Open Source Apps for a Law Office?
Pandora's Vox asks: "There seems to be lots of FOSS accounting software out there, including one that is almost exactly what I'm looking for. My father just left a large law firm to set up his own shop, and has been having all sorts of adventures with one of the leading legal billing software packages. It's expensive, inflexible, and monolithic. App by app I'm moving him to open source, which brings me to the question (finally!): is there anything comparable out there in FOSS-land? And if not, a) what's the closest thing, and b) would there be any interest in creating / adapting something for the kinds of time-tracking needs that lawyers have? We're talking minute-by-minute time billing, mostly. With some basic accounting tossed in. I'm hoping to do the lawyer thing in a few years myself, so I figure I should start getting the tools I'll be needing together now. Planning ahead, and all. Thanks a bunch!"
Here is a few that I found at http://www.sf.net/ and I searched for lawyer.
http://etude.sourceforge.net/
http://www.yoma.com.au/products/cmfpractice
I hope these help.
I cannot validate how useful these will be for you since I myself have no idea about what it takes to run a law office or be a laywer but theseshould be a good start for you.
I know a squillion people with suggest gnucash with even thinking about it, just because someone wants something with "accounting" in it. However, gnucash, bastion of free accounting software, has a secret. it sucks! I realize that writing free accounting software in your spare time isn't most people's idea of fun (hence the astounding lack of free accounting software), but for cripes sake, if you are going to do something, at least do it right!
gnucash is the perfect example of software written without the end user in mind. Compare check writing, for example, in gnucash with any modern accounting software system. The "checks" in gnucash are a random layout of textboxes and comboboxes. Most people expect the layout of a check! The whole gnucash system is unintuitive. I realize that doing every double-entry transaction by hand is the pinnacle of power, but for the love of toast, it's damn trivial to automate most of that, which would also eliminate most mistakes.
I won't go into how ugly it is, because I know they've been having a developer shortage and have to write a lot of specialized widgets.
Luckily I write accounting software for a living and can use that software for my needs, but I need a windows box to do that. If gnucash could get it's UI down, it would rock. I would switch to gnucash because it's a pain for me to TS into my windows box to do my bank stuffs.
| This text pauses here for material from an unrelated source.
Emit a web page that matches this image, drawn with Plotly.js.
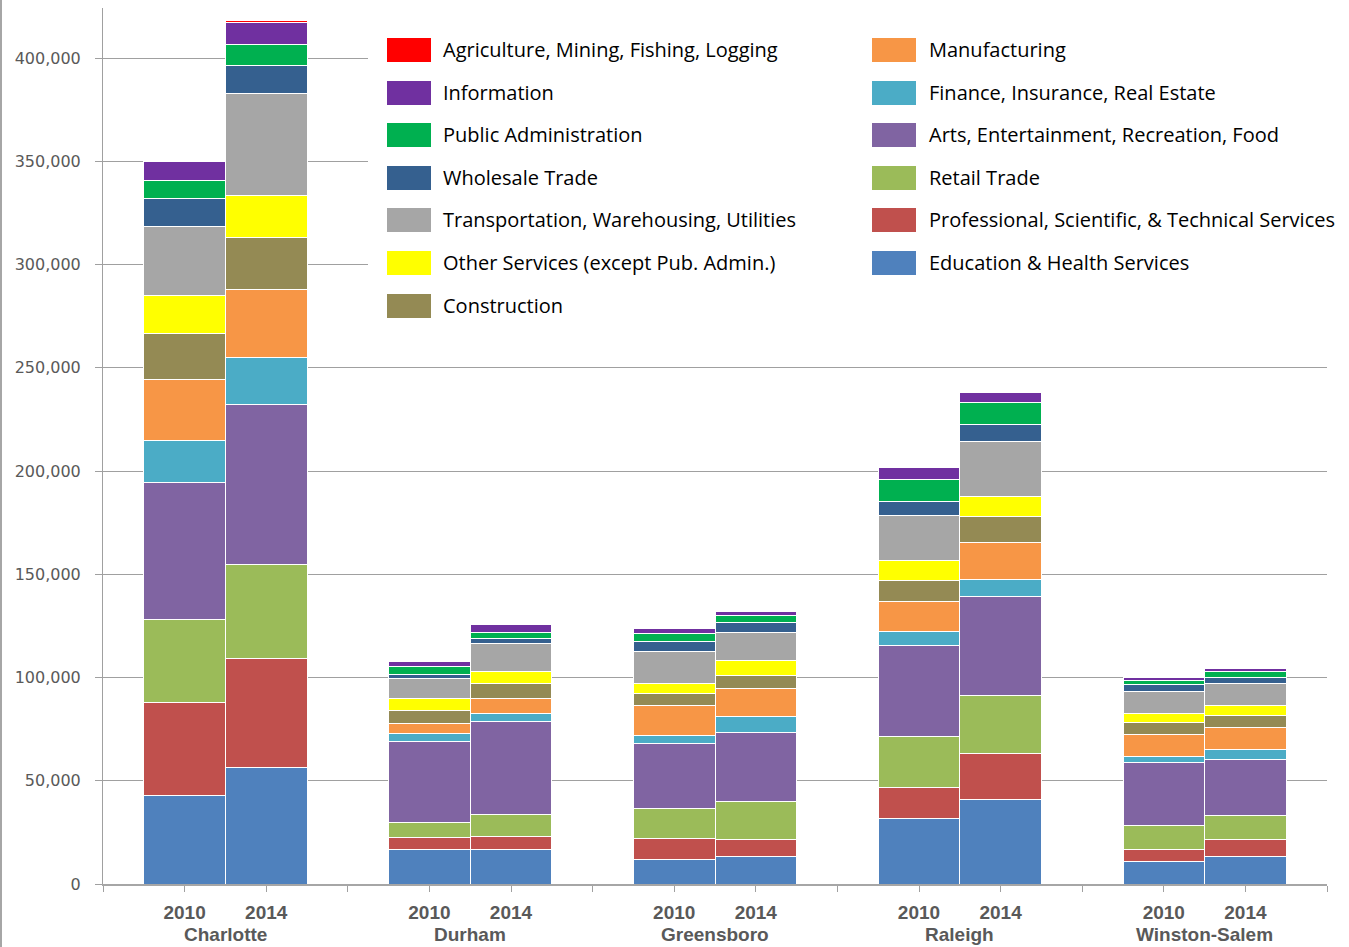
<!DOCTYPE html>
<html><head><meta charset="utf-8">
<script src="https://cdn.plot.ly/plotly-3.0.1.min.js"></script>
<style>html,body{margin:0;padding:0;background:#fff;}#chart{width:1349px;height:947px;}</style>
</head><body><div id="chart"></div>
<script>
// Categories
const cities = ['Charlotte', 'Durham', 'Greensboro', 'Raleigh', 'Winston-Salem'];
const years = ['2010', '2014'];
const yTickVals = [0, 50000, 100000, 150000, 200000, 250000, 300000, 350000, 400000];

// Series values, order: Charlotte 2010, Charlotte 2014, Durham 2010, Durham 2014, Greensboro 2010, Greensboro 2014, Raleigh 2010, Raleigh 2014, Winston-Salem 2010, Winston-Salem 2014
const education      = [43100, 56500, 16500, 16500, 12100, 13100, 31800, 41000, 11000, 13400];
const professional   = [44700, 52600,  6100,  6300, 10000,  8400, 14800, 22100,  5900,  8100];
const retail         = [40500, 45500,  7400, 11100, 14700, 18400, 24700, 28400, 11200, 11800];
const arts           = [65900, 77700, 39100, 45000, 31300, 33700, 44400, 47500, 30600, 27200];
const finance        = [20800, 22800,  3900,  3800,  3600,  7300,  6800,  8700,  3100,  4500];
const manufacturing  = [29100, 33000,  4800,  7200, 14600, 14000, 14200, 17900, 10400, 10900];
const construction   = [22700, 25100,  6000,  7300,  6000,  6200, 10500, 12600,  6100,  5500];
const otherServices  = [18400, 20300,  6100,  5900,  5000,  6900,  9700,  9400,  4500,  5100];
const transportation = [33400, 49100,  9400, 13500, 15500, 14000, 21500, 26800, 10300, 10800];
const wholesale      = [13600, 14000,  2200,  2400,  4700,  4400,  6600,  8000,  3300,  2600];
const publicAdmin    = [ 8700,  9700,  3900,  3000,  3900,  3500, 11100, 11000,  2200,  3200];
const information    = [ 8900, 11000,  2400,  3600,  2200,  2300,  5400,  4700,  1300,  1500];
const agriculture    = [  300,  1100,   200,   200,   200,   200,   300,   300,   200,   200];

// Series names (bottom of stack first)
const seriesNames = [
  'Education & Health Services',
  'Professional, Scientific, & Technical Services',
  'Retail Trade',
  'Arts, Entertainment, Recreation, Food',
  'Finance, Insurance, Real Estate',
  'Manufacturing',
  'Construction',
  'Other Services (except Pub. Admin.)',
  'Transportation, Warehousing, Utilities',
  'Wholesale Trade',
  'Public Administration',
  'Information',
  'Agriculture, Mining, Fishing, Logging'
];
const seriesValues = [education, professional, retail, arts, finance, manufacturing,
  construction, otherServices, transportation, wholesale, publicAdmin, information, agriculture];
const seriesColors = ['#4F81BD', '#C0504D', '#9BBB59', '#8064A2', '#4BACC6', '#F79646',
  '#948A54', '#FFFF00', '#A6A6A6', '#35608F', '#00B050', '#7030A0', '#FF0000'];

// Legend columns (indices into series, top to bottom)
const legendLeft = [12, 11, 10, 9, 8, 7, 6];
const legendRight = [5, 4, 3, 2, 1, 0];

// Layout geometry
const W = 1349, H = 947;
const M = {l: 103, r: 22, t: 8, b: 63};
const PW = W - M.l - M.r, PH = H - M.t - M.b;
const px2x = p => (p - M.l) / PW;
const px2y = p => (H - M.b - p) / PH;

// bar positions: each city occupies 3 units, bars at 1 and 2 within group
const xPos = [], xLabels = [];
cities.forEach((c, i) => years.forEach((y, j) => { xPos.push(3 * i + 1 + j); xLabels.push(y); }));
const boundaries = cities.map((c, i) => 3 * i).concat([3 * cities.length]);

const traces = seriesNames.map((n, k) => ({
  type: 'bar', name: n, x: xPos, y: seriesValues[k], width: 1,
  marker: {color: seriesColors[k], line: {color: '#ffffff', width: 1}},
  showlegend: false, hoverinfo: 'y+name'
}));

const tickFont = {family: '"Liberation Sans", Arial, sans-serif', size: 19, color: '#595959', weight: 'bold'};
const legendFont = {family: '"Open Sans", Lato, sans-serif', size: 20, color: '#000000'};

const shapes = [];
const annotations = [];
// white legend background hiding gridlines
shapes.push({type: 'rect', xref: 'paper', yref: 'paper', x0: px2x(368), x1: px2x(1349), y0: px2y(340), y1: px2y(25),
  fillcolor: '#ffffff', line: {width: 0}, layer: 'above'});
const rowY = [50, 93, 135, 178, 220, 263, 306];
function legendCol(list, sx, tx) {
  list.forEach((k, r) => {
    shapes.push({type: 'rect', xref: 'paper', yref: 'paper', x0: px2x(sx), x1: px2x(sx + 44),
      y0: px2y(rowY[r] + 12), y1: px2y(rowY[r] - 12), fillcolor: seriesColors[k], line: {width: 0}, layer: 'above'});
    annotations.push({xref: 'paper', yref: 'paper', x: px2x(tx), y: px2y(rowY[r] - 1), xanchor: 'left', yanchor: 'middle',
      text: seriesNames[k], showarrow: false, font: legendFont});
  });
}
legendCol(legendLeft, 387, 441);
legendCol(legendRight, 872, 927);
// city labels
cities.forEach((c, i) => {
  annotations.push({xref: 'x', yref: 'paper', x: 3 * i + 1.5, y: px2y(935), xanchor: 'center', yanchor: 'middle',
    text: c, showarrow: false, font: tickFont});
});
// left frame line
shapes.push({type: 'line', xref: 'paper', yref: 'paper', x0: px2x(1), x1: px2x(1), y0: px2y(H), y1: px2y(0),
  line: {color: '#a6a6a6', width: 2}});

const layout = {
  width: W, height: H, margin: M, barmode: 'stack', bargap: 0,
  paper_bgcolor: '#ffffff', plot_bgcolor: '#ffffff', showlegend: false,
  xaxis: {range: [0, 3 * cities.length], tickmode: 'array', tickvals: xPos, ticktext: xLabels,
    ticks: 'outside', ticklen: 6, tickwidth: 1, tickcolor: '#a0a0a0', tickfont: tickFont, ticklabelstandoff: 4,
    minor: {tickmode: 'array', tickvals: boundaries, ticks: 'outside', ticklen: 6, tickwidth: 1, tickcolor: '#a0a0a0'},
    showline: true, linecolor: '#a6a6a6', linewidth: 2, showgrid: false, zeroline: false, fixedrange: true},
  yaxis: {range: [0, PH / 2.065 * 1000], tickmode: 'array', tickvals: yTickVals, tickformat: ',',
    ticks: 'outside', ticklen: 7, tickcolor: '#a0a0a0', ticklabelstandoff: 11,
    tickfont: {family: '"DejaVu Sans", Verdana, sans-serif', size: 16, color: '#595959'},
    showline: true, linecolor: '#a0a0a0', linewidth: 1, showgrid: true, gridcolor: '#a0a0a0', gridwidth: 1,
    zeroline: false, fixedrange: true},
  shapes: shapes, annotations: annotations
};
Plotly.newPlot('chart', traces, layout, {displayModeBar: false, staticPlot: true});
</script></body></html>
As for staying on topic, gnucash won't do time billing like he needs, so it's a bad suggestion to start with.
BTW, check out http://www.rentmanager.com/ It won't do what he needs either, but it IS what keeps me in waffles and beer.
If bad puns were like deli meat, this would be the wurst
Why informative? The suggestion here is not only poorly made, but rejected in the original submission.
Lawyers micro-bill their time.
If you phone them and talk for 2 minutes, they bill you 0.1 hour.
If they print documents, make photocopies, or fax something related to your file, they bill you for it.
I doubt anyone wants to diddle with that many spreadsheet entries each and every day.
As a sole practitioner in NYC, I agree with GF's comments, but note that a Mac version of Quickbooks Pro (version 6) is published and works quite nicely on the Mac. You don't need a Windoze box.